Greitens’ stances line up with conservative Republican positions. He is anti-abortion, pro-gun, anti-tax, anti-regulation, pro-business and strongly supports right-to-work legislation.
Greitens opposes expanding Medicaid under the Affordable Care Act, which he labels a failed social experiment. Greitens, who says he greatly values education, seeks to direct more education money away from administration and bureaucracy into higher teacher pay in the classroom. He favors more choices for parents in where they send their children to school.
Koster, who calls himself a conservative Democrat, gained the National Rifle Association’s endorsement. He supports the 2014 phased-in tax cuts enacted by the Republican-controlled General Assembly over Democratic Gov. Jay Nixon’s veto.
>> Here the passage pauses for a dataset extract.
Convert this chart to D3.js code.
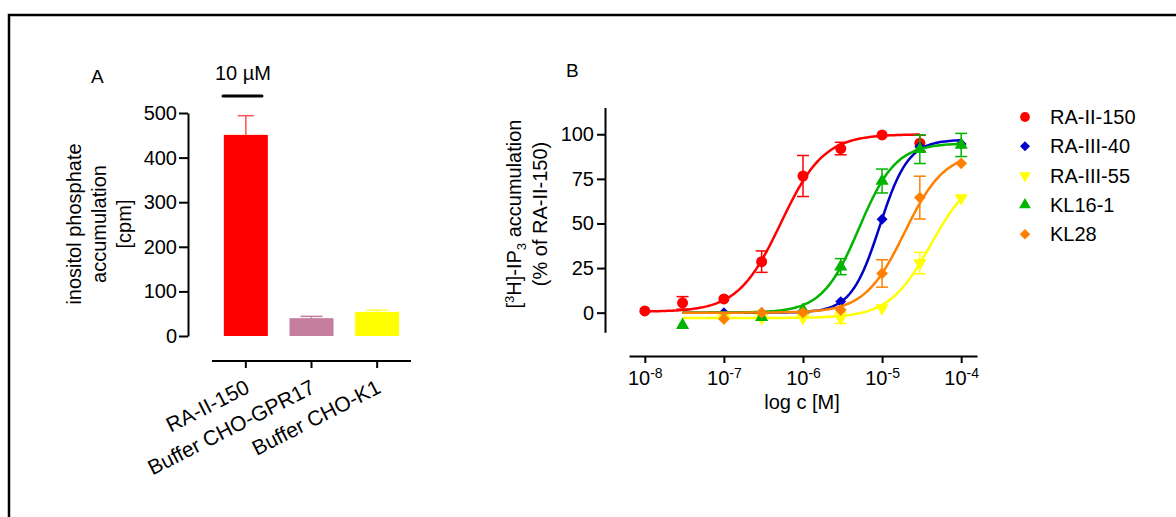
<!DOCTYPE html>
<html>
<head>
<meta charset="utf-8">
<script src="https://cdn.jsdelivr.net/npm/d3@7"></script>
<style>
  body { margin: 0; background: #fff; }
  svg { display: block; font-family: Arial, "Liberation Sans", sans-serif; }
  .axis path, .axis line { stroke: #000; stroke-width: 2; }
  .axis text { font-size: 20px; fill: #000; font-family: Arial, "Liberation Sans", sans-serif; }
</style>
</head>
<body>
<svg></svg>
<script>
// panel A: bars at 10 µM
const barLabels = ['RA-II-150', 'Buffer CHO-GPR17', 'Buffer CHO-K1'];
const barMeans = [451, 40, 54];
const barErrs = [43, 4, 4];
const barTicks = [0, 100, 200, 300, 400, 500];

// panel B: concentration-response
const concentrations = [1e-8, 3e-8, 1e-7, 3e-7, 1e-6, 3e-6, 1e-5, 3e-5, 1e-4];
const compounds = ['RA-II-150', 'RA-III-40', 'RA-III-55', 'KL16-1', 'KL28'];
const meanRA2_150 = [1, 5.5, 7.7, 28.6, 76.6, 92, 99.6, 95, null];
const errRA2_150 = [0.5, 3.5, 1, 6, 11.5, 3.5, 0.5, 4.5, null];
const meanRA3_40 = [null, null, 0, 0, 0, 6.2, 52.4, 93, 94.5];
const errRA3_40 = [null, null, 0.5, 0.5, 0.5, 1, 1, 1.5, 1];
const meanRA3_55 = [null, null, -3, -3, -3, -3, 2.6, 27.8, 64.3];
const errRA3_55 = [null, null, 0.5, 0.5, 0.5, 3, 1, 6, 1.5];
const meanKL16_1 = [null, -7, null, -2.5, 1.5, 25.8, 73.8, 91.6, 94];
const errKL16_1 = [null, 0.5, null, 0.5, 1, 4.5, 6.7, 8, 6.5];
const meanKL28 = [null, null, -3.5, 0, 0, 1.5, 22, 64.5, 83.7];
const errKL28 = [null, null, 0.5, 0.5, 0.5, 1, 7.7, 12, 1];
// fitted sigmoid parameters
const fitBottom = [0.5, 0, -3, 0, 0];
const fitTop = [100, 97, 80, 95, 90];
const fitLogEC50 = [-6.28, -5.03, -4.38, -5.29, -4.715];
const fitHill = [1.6, 2.4, 1.63, 1.87, 1.72];
const fitFrom = [1e-8, 3e-8, 3e-8, 3e-8, 3e-8];
const fitTo = [3e-5, 1e-4, 1e-4, 1e-4, 1e-4];
const xTicks = [1e-8, 1e-7, 1e-6, 1e-5, 1e-4];
const yTicks = [0, 25, 50, 75, 100];

const means = [meanRA2_150, meanRA3_40, meanRA3_55, meanKL16_1, meanKL28];
const errs = [errRA2_150, errRA3_40, errRA3_55, errKL16_1, errKL28];
const colors = ['#ff0000', '#0000c8', '#ffff00', '#00b400', '#ff8000'];
const barColors = ['#ff0000', '#c47d9c', '#ffff00'];
const barErrColors = ['#ff5050', '#c47d9c', '#ffff40'];

const [svgWidth, svgHeight] = [1176, 517];
const svg = d3.select('svg')
  .attr('width', svgWidth)
  .attr('height', svgHeight);

// frame
svg.append('path')
  .attr('d', `M9,${svgHeight + 5}V15H${svgWidth + 5}`)
  .attr('fill', 'none')
  .attr('stroke', '#000')
  .attr('stroke-width', 2.5);

// ---------- panel A ----------
const gA = svg.append('g');
const yA = d3.scaleLinear().domain([0, 500]).range([336, 113]);
const xA = d3.scaleBand().domain(barLabels).range([213, 410])
  .paddingInner(0.33).paddingOuter(0.165);

gA.append('text').attr('x', 91).attr('y', 83).attr('font-size', 19).text('A');
gA.append('text').attr('x', 243).attr('y', 80).attr('font-size', 20)
  .attr('text-anchor', 'middle').text('10 µM');
gA.append('line')
  .attr('x1', 223).attr('x2', 262).attr('y1', 96).attr('y2', 96)
  .attr('stroke', '#000').attr('stroke-width', 3).attr('stroke-linecap', 'round');

gA.append('g').attr('class', 'axis')
  .attr('transform', 'translate(188,0)')
  .call(d3.axisLeft(yA).tickValues(barTicks).tickSize(9).tickPadding(2).tickSizeOuter(0));

const xAxisA = gA.append('g').attr('class', 'axis')
  .attr('transform', 'translate(0,361)')
  .call(d3.axisBottom(xA).tickSize(7).tickSizeOuter(0));
xAxisA.select('.domain').attr('d', 'M212,0H411');
xAxisA.selectAll('.tick text')
  .attr('text-anchor', 'end')
  .style('font-size', '21px')
  .attr('dy', 0)
  .attr('y', 0)
  .attr('transform', 'translate(5,31) rotate(-27)');

const yLabA = gA.append('text')
  .attr('transform', 'translate(0,224) rotate(-90)')
  .attr('text-anchor', 'middle')
  .attr('font-size', 20);
['inositol phosphate', 'accumulation', '[cpm]'].forEach((s, i) => {
  yLabA.append('tspan').attr('x', 0).attr('y', 81 + i * 25).text(s);
});

gA.selectAll('rect.bar')
  .data(barMeans)
  .enter().append('rect')
  .attr('class', 'bar')
  .attr('x', (d, i) => xA(barLabels[i]))
  .attr('width', xA.bandwidth())
  .attr('y', d => yA(d))
  .attr('height', d => yA(0) - yA(d))
  .attr('fill', (d, i) => barColors[i]);

const errA = gA.selectAll('g.err')
  .data(barMeans)
  .enter().append('g')
  .attr('stroke', (d, i) => barErrColors[i])
  .attr('stroke-width', 1.5);
errA.append('line')
  .attr('x1', (d, i) => xA(barLabels[i]) + xA.bandwidth() / 2)
  .attr('x2', (d, i) => xA(barLabels[i]) + xA.bandwidth() / 2)
  .attr('y1', d => yA(d))
  .attr('y2', (d, i) => yA(d + barErrs[i]));
errA.append('line')
  .attr('x1', (d, i) => xA(barLabels[i]) + xA.bandwidth() / 2 - (i ? 11 : 8))
  .attr('x2', (d, i) => xA(barLabels[i]) + xA.bandwidth() / 2 + (i ? 11 : 8))
  .attr('y1', (d, i) => yA(d + barErrs[i]))
  .attr('y2', (d, i) => yA(d + barErrs[i]));

// ---------- panel B ----------
const gB = svg.append('g');
const xB = d3.scaleLog().domain([Math.pow(10, -8.2), Math.pow(10, -3.8)]).range([629, 977]);
const yB = d3.scaleLinear().domain([-11, 115]).range([332.3, 107.5]);

gB.append('text').attr('x', 566).attr('y', 77).attr('font-size', 19).text('B');

gB.append('g').attr('class', 'axis')
  .attr('transform', 'translate(605,0)')
  .call(d3.axisLeft(yB).tickValues(yTicks).tickSize(8).tickPadding(3).tickSizeOuter(0));

const xAxisB = gB.append('g').attr('class', 'axis')
  .attr('transform', 'translate(0,356)')
  .call(d3.axisBottom(xB).tickValues(xTicks).tickSize(7).tickSizeOuter(0));
xAxisB.selectAll('.tick text')
  .text('')
  .attr('y', 29)
  .attr('dy', 0)
  .each(function(d) {
    const t = d3.select(this);
    t.append('tspan').text('10');
    t.append('tspan').attr('dy', -7).style('font-size', '14px').text(Math.round(Math.log10(d)));
  });

gB.append('text')
  .attr('x', 802).attr('y', 409)
  .attr('text-anchor', 'middle').attr('font-size', 20)
  .text('log c [M]');

const yLabB = gB.append('text')
  .attr('transform', 'translate(0,214) rotate(-90)')
  .attr('text-anchor', 'middle')
  .attr('font-size', 20);
const l1 = yLabB.append('tspan').attr('x', 0).attr('y', 521);
l1.append('tspan').text('[');
l1.append('tspan').attr('dy', -7).attr('font-size', 13).text('3');
l1.append('tspan').attr('dy', 7).text('H]-IP');
l1.append('tspan').attr('dy', 5).attr('font-size', 13).text('3');
l1.append('tspan').attr('dy', -5).text(' accumulation');
yLabB.append('tspan').attr('x', 0).attr('y', 547).text('(% of RA-II-150)');

const symbols = [
  d3.symbol().type(d3.symbolCircle).size(95),
  d3.symbol().type(d3.symbolSquare).size(60),
  d3.symbol().type(d3.symbolTriangle).size(75),
  d3.symbol().type(d3.symbolTriangle).size(75),
  d3.symbol().type(d3.symbolSquare).size(70)
];
const rotations = [0, 45, 180, 0, 45];

const line = d3.line().x(d => xB(d[0])).y(d => yB(d[1]));

compounds.forEach((name, k) => {
  const g = gB.append('g');
  const lo = Math.log10(fitFrom[k]), hi = Math.log10(fitTo[k]);
  const curve = d3.range(0, 121).map(j => {
    const lx = lo + (hi - lo) * j / 120;
    const y = fitBottom[k] + (fitTop[k] - fitBottom[k]) /
      (1 + Math.pow(10, (fitLogEC50[k] - lx) * fitHill[k]));
    return [Math.pow(10, lx), y];
  });
  g.append('path')
    .datum(curve)
    .attr('d', line)
    .attr('fill', 'none')
    .attr('stroke', colors[k])
    .attr('stroke-width', 2.5);

  const pts = concentrations.map((c, i) => ({c, m: means[k][i], e: errs[k][i]}))
    .filter(p => p.m !== null);

  const eb = g.selectAll('g.eb').data(pts.filter(p => p.e > 1.5))
    .enter().append('g')
    .attr('stroke', colors[k])
    .attr('stroke-width', 1.5);
  eb.append('line')
    .attr('x1', p => xB(p.c)).attr('x2', p => xB(p.c))
    .attr('y1', p => yB(p.m - p.e)).attr('y2', p => yB(p.m + p.e));
  [1, -1].forEach(s => {
    eb.append('line')
      .attr('x1', p => xB(p.c) - 6).attr('x2', p => xB(p.c) + 6)
      .attr('y1', p => yB(p.m + s * p.e)).attr('y2', p => yB(p.m + s * p.e));
  });

  g.selectAll('path.pt').data(pts)
    .enter().append('path')
    .attr('class', 'pt')
    .attr('d', symbols[k])
    .attr('transform', p => `translate(${xB(p.c)},${yB(p.m)}) rotate(${rotations[k]})`)
    .attr('fill', colors[k]);
});

// legend
const legend = svg.append('g').attr('transform', 'translate(1025,117)');
const legendSymbols = [
  d3.symbol().type(d3.symbolCircle).size(75),
  d3.symbol().type(d3.symbolSquare).size(50),
  d3.symbol().type(d3.symbolTriangle).size(60),
  d3.symbol().type(d3.symbolTriangle).size(60),
  d3.symbol().type(d3.symbolSquare).size(55)
];
const item = legend.selectAll('g')
  .data(compounds)
  .enter().append('g')
  .attr('transform', (d, i) => `translate(0,${i * 29.3})`);
item.append('path')
  .attr('d', (d, i) => legendSymbols[i]())
  .attr('transform', (d, i) => `rotate(${rotations[i]})`)
  .attr('fill', (d, i) => colors[i]);
item.append('text')
  .attr('x', 25).attr('y', 7)
  .attr('font-size', 20)
  .text(d => d);
</script>
</body>
</html>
Koster is pro-abortion rights. He favors fully funding the K-12 education formula that has not been fully funded for years. He strongly supports expanding Medicaid in Missouri, which he says would pour $2 billion of Missouri’s own tax money back into the state annually, creating jobs and preventing the closures of rural health clinics and hospitals. He doesn’t say, however, how he would pay the bill as the federal money dries up and the state has to take on paying for the larger pool of patients.
Koster is vehemently opposed to right-to-work legislation, and that has led unions to pour more than $8 million into his campaign.
Both men agree that Missouri’s crumbling roads and bridges need fixing, but they differ on where to find the resources to get that done. Koster correctly pledges to work with legislative leaders to get increased funding. Getting an increase in Missouri’s gas tax, which is now the fifth-lowest in the nation, won’t be easy, but it is critically important. Greitens vaguely talks about finding lumps of money for transportation elsewhere in the budget because he does not believe the state is now being fiscally responsible in many places.
The best argument Greitens has for his election is his outsider status with his promise to clean up corruption in Jefferson City. He sees ethical lapses in both political parties and promises to stop the revolving-door system that permits lawmakers to leave state employ and soon return to lobby their former colleagues. He promises to ban all lobbyists’ gifts in his administration and would work to persuade the General Assembly to do the same.
That persuasion would likely be a heavy lift for Greitens. He has antagonized many of the very legislative leaders who should be part of the solution but are sometimes a large part of the problem. He might very well have to go around legislators and take reform measures directly to the people.
In contrast to some of Greitens’ uninformed statements about state governmental processes, Koster has demonstrated sound knowledge of legislative and executive functions. He is willing to seek bipartisan solutions to serious Missouri challenges, from education funding to deteriorating infrastructure. He believes fiscal conservatism and social tolerance can and should peacefully coexist.
Greitens, the outsider, had no part in creating the dysfunctional, ethically challenged organism state government has become, but if he were given the state’s top job, his learning curve on the most basic government functions would be steep. Koster has valuable experience in making government work, and he has the willingness to seek bipartisan solutions that would make him an effective governor from his first days in office.